• **Task prompt**: In the records below, find the line containing "What seaborn and" and the line containing "from matplotlib.ticker import". Give again exactly those lines and every line between them, omitting the pictures.

::::::

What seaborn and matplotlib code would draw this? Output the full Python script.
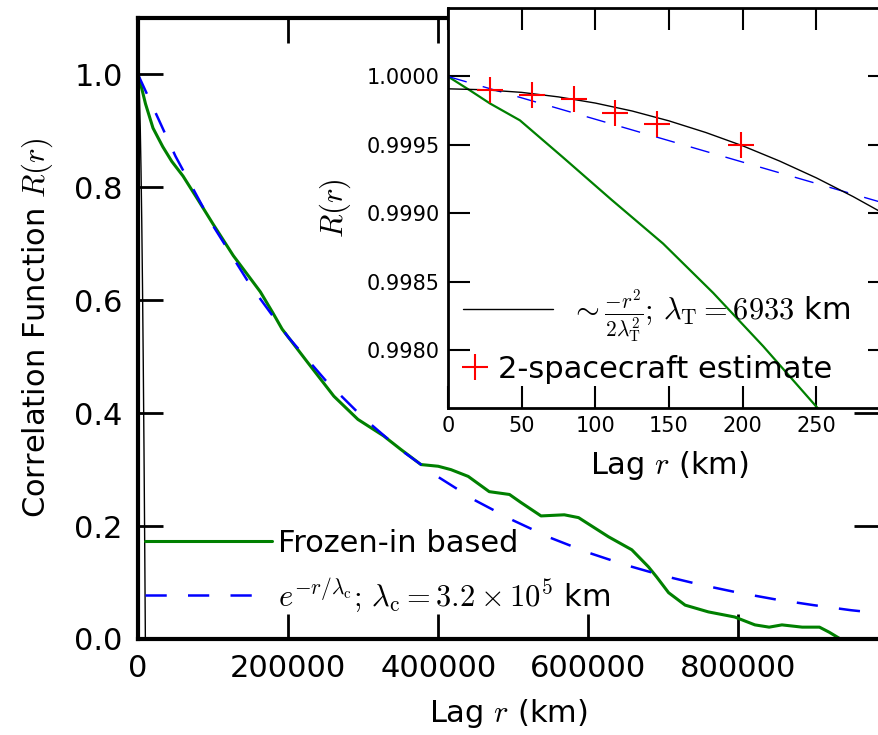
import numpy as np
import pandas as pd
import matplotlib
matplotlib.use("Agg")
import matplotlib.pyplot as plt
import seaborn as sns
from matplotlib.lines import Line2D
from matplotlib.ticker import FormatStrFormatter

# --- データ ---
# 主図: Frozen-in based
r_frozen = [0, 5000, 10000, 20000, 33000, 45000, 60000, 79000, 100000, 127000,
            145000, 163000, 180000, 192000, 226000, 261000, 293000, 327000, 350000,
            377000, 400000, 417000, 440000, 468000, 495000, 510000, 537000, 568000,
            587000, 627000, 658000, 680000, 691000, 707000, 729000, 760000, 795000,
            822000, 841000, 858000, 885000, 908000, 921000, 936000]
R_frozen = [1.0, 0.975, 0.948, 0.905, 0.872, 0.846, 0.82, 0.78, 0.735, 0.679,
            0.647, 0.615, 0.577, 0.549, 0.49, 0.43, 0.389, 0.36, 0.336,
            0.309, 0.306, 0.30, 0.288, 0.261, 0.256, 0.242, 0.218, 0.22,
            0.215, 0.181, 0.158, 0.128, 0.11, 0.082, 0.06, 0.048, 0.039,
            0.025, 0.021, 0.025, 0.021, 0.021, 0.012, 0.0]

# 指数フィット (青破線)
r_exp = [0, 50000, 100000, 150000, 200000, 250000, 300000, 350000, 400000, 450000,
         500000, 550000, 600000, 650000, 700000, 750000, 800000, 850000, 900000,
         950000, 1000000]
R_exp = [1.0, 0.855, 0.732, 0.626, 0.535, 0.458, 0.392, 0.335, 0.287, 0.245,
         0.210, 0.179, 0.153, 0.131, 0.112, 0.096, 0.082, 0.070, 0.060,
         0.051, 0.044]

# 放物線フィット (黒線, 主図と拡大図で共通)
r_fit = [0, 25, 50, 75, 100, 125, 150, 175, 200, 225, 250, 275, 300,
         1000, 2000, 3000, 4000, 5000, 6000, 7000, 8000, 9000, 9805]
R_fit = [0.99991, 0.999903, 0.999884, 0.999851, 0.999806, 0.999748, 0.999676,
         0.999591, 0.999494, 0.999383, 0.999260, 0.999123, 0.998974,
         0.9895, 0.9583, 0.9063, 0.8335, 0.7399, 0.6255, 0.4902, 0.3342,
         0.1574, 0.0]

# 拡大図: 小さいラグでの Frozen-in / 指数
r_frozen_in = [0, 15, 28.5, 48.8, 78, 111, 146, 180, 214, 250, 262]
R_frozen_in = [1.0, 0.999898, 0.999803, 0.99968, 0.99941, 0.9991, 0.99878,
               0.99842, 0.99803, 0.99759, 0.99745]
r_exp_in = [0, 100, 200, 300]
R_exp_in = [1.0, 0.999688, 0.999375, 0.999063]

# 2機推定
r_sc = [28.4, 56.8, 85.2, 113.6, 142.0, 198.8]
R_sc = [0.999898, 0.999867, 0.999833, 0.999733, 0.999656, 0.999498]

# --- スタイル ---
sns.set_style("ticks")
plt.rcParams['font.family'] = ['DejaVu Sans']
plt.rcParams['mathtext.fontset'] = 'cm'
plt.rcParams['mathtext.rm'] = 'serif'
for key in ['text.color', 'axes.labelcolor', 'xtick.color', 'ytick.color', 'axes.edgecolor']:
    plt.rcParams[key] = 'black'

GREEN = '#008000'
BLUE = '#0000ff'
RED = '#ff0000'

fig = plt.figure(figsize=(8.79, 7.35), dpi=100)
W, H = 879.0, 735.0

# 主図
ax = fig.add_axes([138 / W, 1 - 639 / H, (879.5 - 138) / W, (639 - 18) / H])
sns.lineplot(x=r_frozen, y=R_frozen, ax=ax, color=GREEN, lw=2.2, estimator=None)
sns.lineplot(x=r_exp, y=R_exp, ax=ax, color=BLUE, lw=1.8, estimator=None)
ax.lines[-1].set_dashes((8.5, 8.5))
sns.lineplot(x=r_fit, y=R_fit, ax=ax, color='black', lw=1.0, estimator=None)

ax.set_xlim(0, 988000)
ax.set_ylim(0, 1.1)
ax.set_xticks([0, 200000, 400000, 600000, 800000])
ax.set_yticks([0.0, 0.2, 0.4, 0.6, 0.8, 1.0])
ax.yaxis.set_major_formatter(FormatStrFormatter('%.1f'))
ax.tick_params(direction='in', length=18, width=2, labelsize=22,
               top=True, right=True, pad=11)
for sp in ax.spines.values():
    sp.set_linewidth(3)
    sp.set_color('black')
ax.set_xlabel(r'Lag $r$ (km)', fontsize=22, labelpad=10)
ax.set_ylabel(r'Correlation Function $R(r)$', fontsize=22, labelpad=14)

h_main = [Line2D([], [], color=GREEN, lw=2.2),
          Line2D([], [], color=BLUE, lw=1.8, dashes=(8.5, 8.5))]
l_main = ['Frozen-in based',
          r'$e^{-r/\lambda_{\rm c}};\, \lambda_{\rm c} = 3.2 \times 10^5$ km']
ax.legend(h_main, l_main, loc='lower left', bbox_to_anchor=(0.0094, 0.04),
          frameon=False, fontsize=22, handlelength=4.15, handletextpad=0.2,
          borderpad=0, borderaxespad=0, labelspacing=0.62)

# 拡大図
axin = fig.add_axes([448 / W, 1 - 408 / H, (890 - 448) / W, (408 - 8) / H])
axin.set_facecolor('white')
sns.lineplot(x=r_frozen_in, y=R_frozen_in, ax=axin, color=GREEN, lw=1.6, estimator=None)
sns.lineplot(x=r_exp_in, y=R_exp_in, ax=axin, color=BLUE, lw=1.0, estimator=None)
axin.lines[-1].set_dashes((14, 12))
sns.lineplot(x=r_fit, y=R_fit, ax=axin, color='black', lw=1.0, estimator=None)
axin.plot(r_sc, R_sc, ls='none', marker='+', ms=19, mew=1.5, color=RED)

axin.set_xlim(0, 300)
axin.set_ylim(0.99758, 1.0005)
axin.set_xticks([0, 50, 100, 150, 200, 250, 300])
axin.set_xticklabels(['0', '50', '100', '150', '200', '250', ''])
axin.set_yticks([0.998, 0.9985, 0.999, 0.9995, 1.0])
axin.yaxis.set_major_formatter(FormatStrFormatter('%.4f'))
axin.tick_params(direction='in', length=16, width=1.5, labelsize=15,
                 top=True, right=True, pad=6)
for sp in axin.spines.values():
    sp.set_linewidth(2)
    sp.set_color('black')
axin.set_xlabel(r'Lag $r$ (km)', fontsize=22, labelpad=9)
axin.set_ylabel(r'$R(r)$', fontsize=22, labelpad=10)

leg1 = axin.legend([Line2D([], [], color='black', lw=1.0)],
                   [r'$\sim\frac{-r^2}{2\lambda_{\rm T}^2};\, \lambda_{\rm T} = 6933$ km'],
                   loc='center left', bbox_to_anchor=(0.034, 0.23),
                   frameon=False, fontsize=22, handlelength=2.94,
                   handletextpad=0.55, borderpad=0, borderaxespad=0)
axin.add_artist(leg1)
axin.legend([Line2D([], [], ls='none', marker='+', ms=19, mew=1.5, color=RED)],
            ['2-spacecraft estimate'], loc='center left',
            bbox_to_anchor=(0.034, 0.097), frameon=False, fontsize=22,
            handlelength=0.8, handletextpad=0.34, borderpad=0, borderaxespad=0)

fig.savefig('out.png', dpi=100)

::::::

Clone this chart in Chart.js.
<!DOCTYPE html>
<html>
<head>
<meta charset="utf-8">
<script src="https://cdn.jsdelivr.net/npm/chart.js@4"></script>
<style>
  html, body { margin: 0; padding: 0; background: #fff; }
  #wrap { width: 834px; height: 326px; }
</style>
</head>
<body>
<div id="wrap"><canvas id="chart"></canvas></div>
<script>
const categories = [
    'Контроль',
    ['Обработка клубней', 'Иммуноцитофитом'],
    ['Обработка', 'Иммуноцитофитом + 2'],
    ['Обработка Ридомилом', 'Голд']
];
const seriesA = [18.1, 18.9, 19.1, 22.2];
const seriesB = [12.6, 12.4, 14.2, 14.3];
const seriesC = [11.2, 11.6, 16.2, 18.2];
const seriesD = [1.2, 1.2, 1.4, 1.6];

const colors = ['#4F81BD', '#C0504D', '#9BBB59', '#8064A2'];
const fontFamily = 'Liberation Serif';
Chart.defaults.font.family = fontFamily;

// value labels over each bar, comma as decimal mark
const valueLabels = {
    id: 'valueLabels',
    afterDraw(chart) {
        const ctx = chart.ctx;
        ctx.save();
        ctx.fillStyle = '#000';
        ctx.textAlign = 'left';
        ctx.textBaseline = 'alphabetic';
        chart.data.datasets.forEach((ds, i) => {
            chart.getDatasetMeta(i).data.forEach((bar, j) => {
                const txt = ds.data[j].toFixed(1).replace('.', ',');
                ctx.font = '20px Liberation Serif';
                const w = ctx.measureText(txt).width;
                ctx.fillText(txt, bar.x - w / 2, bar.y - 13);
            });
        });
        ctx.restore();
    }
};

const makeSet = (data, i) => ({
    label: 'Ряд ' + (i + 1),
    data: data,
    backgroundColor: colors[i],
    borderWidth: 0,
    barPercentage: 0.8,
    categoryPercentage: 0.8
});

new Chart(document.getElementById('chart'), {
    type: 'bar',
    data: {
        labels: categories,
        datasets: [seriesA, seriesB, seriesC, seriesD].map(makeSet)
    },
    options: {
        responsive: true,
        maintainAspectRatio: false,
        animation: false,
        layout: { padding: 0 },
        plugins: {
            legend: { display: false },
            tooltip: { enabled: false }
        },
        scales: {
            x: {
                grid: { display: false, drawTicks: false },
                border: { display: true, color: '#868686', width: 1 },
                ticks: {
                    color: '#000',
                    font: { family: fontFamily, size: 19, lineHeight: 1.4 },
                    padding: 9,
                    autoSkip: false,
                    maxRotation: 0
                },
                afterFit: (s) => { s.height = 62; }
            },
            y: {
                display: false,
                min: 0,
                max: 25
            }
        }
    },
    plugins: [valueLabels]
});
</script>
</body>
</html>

::::::

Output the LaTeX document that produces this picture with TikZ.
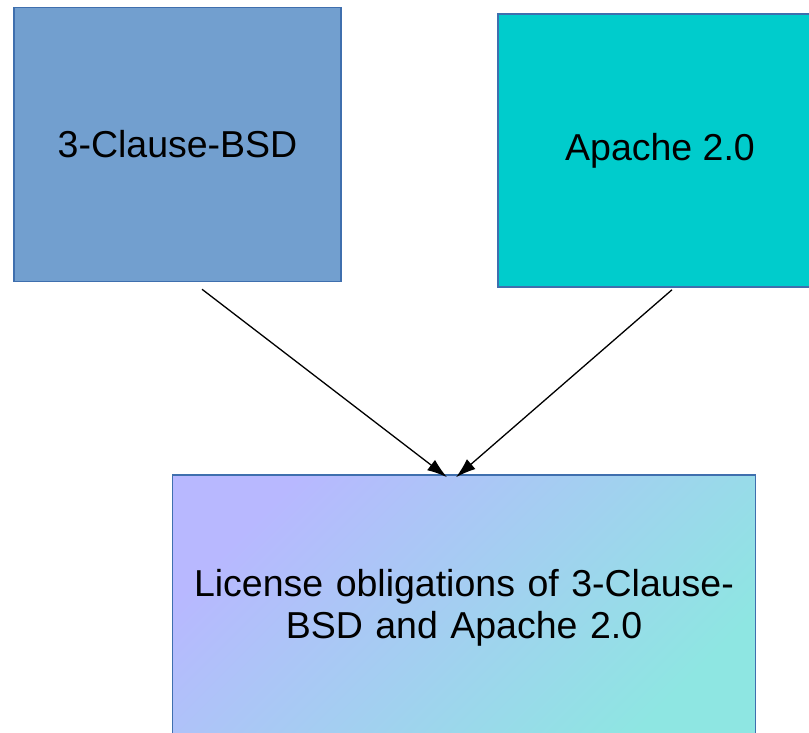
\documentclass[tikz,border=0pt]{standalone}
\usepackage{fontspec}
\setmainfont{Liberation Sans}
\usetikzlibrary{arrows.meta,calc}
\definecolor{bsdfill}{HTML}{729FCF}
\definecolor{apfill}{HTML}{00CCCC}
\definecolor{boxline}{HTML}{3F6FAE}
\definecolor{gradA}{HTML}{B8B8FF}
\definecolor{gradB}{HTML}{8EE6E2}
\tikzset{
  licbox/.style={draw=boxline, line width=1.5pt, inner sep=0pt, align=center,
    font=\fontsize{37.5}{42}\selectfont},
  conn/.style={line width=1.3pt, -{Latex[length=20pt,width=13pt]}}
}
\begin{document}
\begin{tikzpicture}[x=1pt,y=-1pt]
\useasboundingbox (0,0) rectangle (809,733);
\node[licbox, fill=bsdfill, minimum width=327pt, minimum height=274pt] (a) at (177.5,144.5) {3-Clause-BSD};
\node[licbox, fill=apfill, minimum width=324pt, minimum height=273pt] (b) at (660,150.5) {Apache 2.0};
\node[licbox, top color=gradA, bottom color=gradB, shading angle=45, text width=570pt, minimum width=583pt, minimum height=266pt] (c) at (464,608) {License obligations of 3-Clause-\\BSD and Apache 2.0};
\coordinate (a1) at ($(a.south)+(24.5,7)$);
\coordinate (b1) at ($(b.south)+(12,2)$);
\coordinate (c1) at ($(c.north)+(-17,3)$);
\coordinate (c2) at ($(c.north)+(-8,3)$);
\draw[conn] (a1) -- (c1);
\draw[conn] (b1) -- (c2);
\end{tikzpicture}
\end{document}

::::::

• **Completed exercise**:
What seaborn and matplotlib code would draw this? Output the full Python script.
import numpy as np
import pandas as pd
import matplotlib
matplotlib.use("Agg")
import matplotlib.pyplot as plt
import seaborn as sns
from matplotlib.lines import Line2D
from matplotlib.ticker import FormatStrFormatter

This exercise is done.